Resaltó que en San Pablo, la mayor y más rica ciudad brasileña, las muertes por la covid-19 son 60 por ciento mayores entre negros y mulatos de la periferia, y que cada uno de esos muertos tratados con desdén por el gobierno tenía nombre, apellido, dirección, familia, amigos.

Aseguró que hubiera sido posible evitar tantas muertes: “Estamos entregados a un gobierno que no da valor a la vida y banaliza a la muerte. Un gobierno insensible, irresponsable e incompetente” que, para colmo, “convirtió el coronavirus en un arma de destrucción en masa”.

Luego de denunciar que después del golpe institucional que instaló en el poder primero el régimen cleptómano de Michel Temer, y en seguida una aberración llamada Jair Bolsonaro – el peor presidente y el peor gobierno de la historia de la República –, el sistema nacional de salud viene siendo desmantelado de manera asustadora, Lula otra vez disparó contra el mandatario, al destacar que los recursos que podrían estar siendo usados para salvar vidas fueron destinados a pagar interés al sistema financiero.

Recordó y criticó duramente la radical militarización del ministerio de Salud, con un general a la cabeza y más de una veintena de uniformados premiados con puestos y cargos antes ocupados por médicos e investigadores, Lula partió para atacar algo que pasa desapercibido para la inmensa mayoría de los brasileños: la forma como Bolsonaro abrió mano de algo esencial a cualquier gobernante en cualquier circunstancia, es decir, la soberanía nacional.

Como punto central de esa vertiente cruel del gobierno del ultraderechista, Lula destaca la sumisión vergonzosa y avasalladora de Bolsonaro frente a su ídolo y ejemplo, Donald Trump. Y también como quiebra de la soberanía denuncia el desmantelamiento de los bancos públicos, de la Petrobras, en fin, del patrimonio que debería ser de todos los brasileños.

El impacto del pronunciamiento de Lula con su contundencia aguda en la izquierda y la centro-izquierda, un tanto atónitas desde la elección de Bolsonaro en 2018, se hizo inmediato.

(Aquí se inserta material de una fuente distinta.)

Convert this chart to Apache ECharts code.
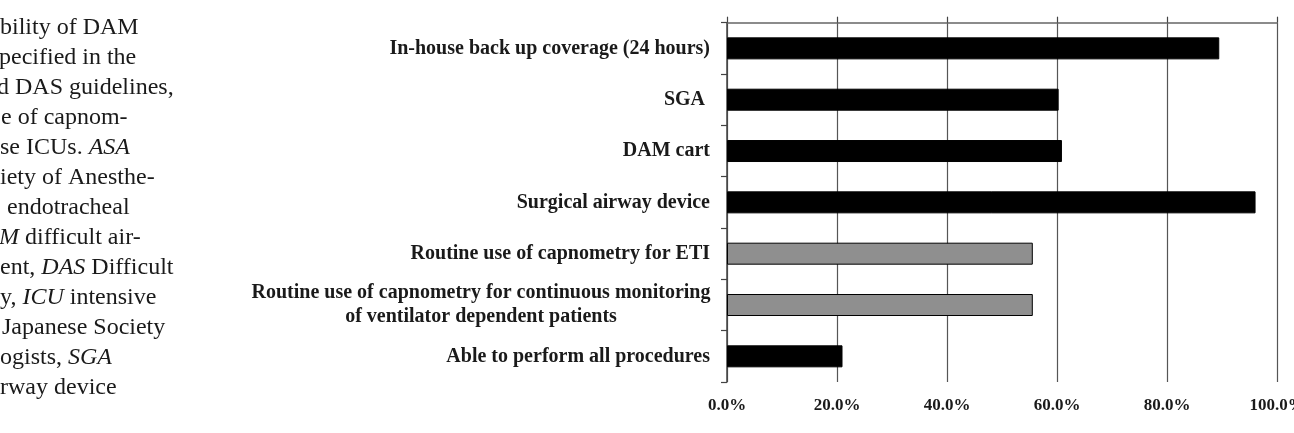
<!DOCTYPE html>
<html>
<head>
<meta charset="utf-8">
<script src="https://cdn.jsdelivr.net/npm/echarts@6/dist/echarts.min.js"></script>
<style>
  html, body { margin: 0; padding: 0; background: #fff; overflow: hidden; }
  #chart { width: 1294px; height: 433px; }
</style>
</head>
<body>
<div id="chart"></div>
<script>
// ---- data ----
const categories = [
  'In-house back up coverage (24 hours)',
  'SGA ',
  'DAM cart',
  'Surgical airway device',
  'Routine use of capnometry for ETI',
  'Routine use of capnometry for continuous monitoring\nof ventilator dependent patients',
  'Able to perform all procedures'
];
const values = [89.5, 60.3, 60.9, 96.1, 55.6, 55.6, 21.0];
const itemKind = ['guideline', 'guideline', 'guideline', 'guideline', 'capnometry', 'capnometry', 'guideline'];
const xTicks = [0, 20, 40, 60, 80, 100];
const captionLines = [
  'bility of DAM',
  'pecified in the',
  'd DAS guidelines,',
  'e of capnom-',
  'se ICUs. {i|ASA}',
  'iety of Anesthe-',
  'endotracheal',
  '{i|M} difficult air-',
  'ent, {i|DAS} Difficult',
  'y, {i|ICU} intensive',
  'Japanese Society',
  'ogists, {i|SGA}',
  'rway device'
];
const captionOffsets = [0, -1, -3, 1, 0, 0, 7, -1, 0, 0, 2, 0, 0];

// ---- styling ----
const kindColor = { guideline: '#000000', capnometry: '#8f8f8f' };
const serif = '"Liberation Serif", "Times New Roman", serif';

const chart = echarts.init(document.getElementById('chart'), null, { renderer: 'canvas' });

const graphics = captionLines.map((t, i) => ({
  type: 'text',
  x: captionOffsets[i],
  y: 28 + 30 * i,
  silent: true,
  style: {
    text: t,
    font: '24px "Liberation Serif"',
    fontSize: 24,
    fontFamily: 'Liberation Serif',
    fill: '#1a1a1a',
    verticalAlign: 'middle',
    align: 'left',
    rich: {
      i: { fontSize: 24, fontFamily: 'Liberation Serif', fontStyle: 'italic', fill: '#1a1a1a' }
    }
  }
}));

const option = {
  animation: false,
  backgroundColor: '#ffffff',
  graphic: graphics,
  grid: { left: 727, right: 17, top: 22.7, bottom: 51, containLabel: false, outerBoundsMode: 'none' },
  xAxis: [
    {
      type: 'value', position: 'bottom', min: xTicks[0], max: xTicks[xTicks.length - 1], interval: 20,
      axisLine: { show: false },
      axisTick: { show: false },
      splitLine: { show: true, lineStyle: { color: '#555', width: 1.2 } },
      axisLabel: {
        margin: 15,
        formatter: v => v.toFixed(1) + '%',
        fontFamily: serif, fontWeight: 'bold', fontSize: 17, color: '#1a1a1a'
      }
    },
    {
      type: 'value', position: 'top', min: xTicks[0], max: xTicks[xTicks.length - 1], interval: 20,
      axisLine: { show: true, lineStyle: { color: '#666', width: 1.5 } },
      axisTick: { show: true, length: 6, lineStyle: { color: '#444', width: 1.2 } },
      splitLine: { show: false },
      axisLabel: { show: false }
    }
  ],
  yAxis: {
    type: 'category',
    inverse: true,
    data: categories,
    axisLine: { show: true, lineStyle: { color: '#444', width: 1.5 } },
    axisTick: { show: true, length: 6, lineStyle: { color: '#444', width: 1.2 } },
    axisLabel: {
      margin: 17,
      fontFamily: serif, fontWeight: 'bold', fontSize: 20, color: '#1a1a1a',
      formatter: function (v) {
        if (v.indexOf('\n') >= 0) {
          return v.split('\n').map(s => '{m|' + s + '}').join('\n');
        }
        return v;
      },
      rich: {
        m: { width: 458, align: 'center', lineHeight: 24, fontFamily: serif, fontWeight: 'bold', fontSize: 20, color: '#1a1a1a' }
      }
    }
  },
  series: [
    {
      type: 'bar',
      xAxisIndex: 0,
      barWidth: 22,
      data: values,
      itemStyle: {
        color: p => kindColor[itemKind[p.dataIndex]],
        borderColor: '#000',
        borderWidth: 1
      }
    }
  ]
};

chart.setOption(option);
</script>
</body>
</html>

Ha sido un susto y una sorpresa, y ahora queda por ver qué pasará: si surgen movimientos llamando a acción, o si las palabras tremendas del expresidente se pierden en el viento.

Al ponerse “a las órdenes” de Brasil y su pueblo, Lula dejó en claro que, si la corte suprema anula sus condenas injustas a manos de un juez inescrupuloso y manipulador llamado Sergio Moro y asistidas de manera omisa por esa misma corte, podrá ser candidato en 2020, y que se ofrece para encabezar un eventual frente de oposición cuyo objetivo sea encarrilar al país sobre sus rieles.

Sea como sea, todo indica que Lula da Silva salió de su gruta. Y que lo hizo dispuesto a hacer lo que hizo a lo largo de la vida: dar batalla.

Bienvenido sea de regreso a la trinchera.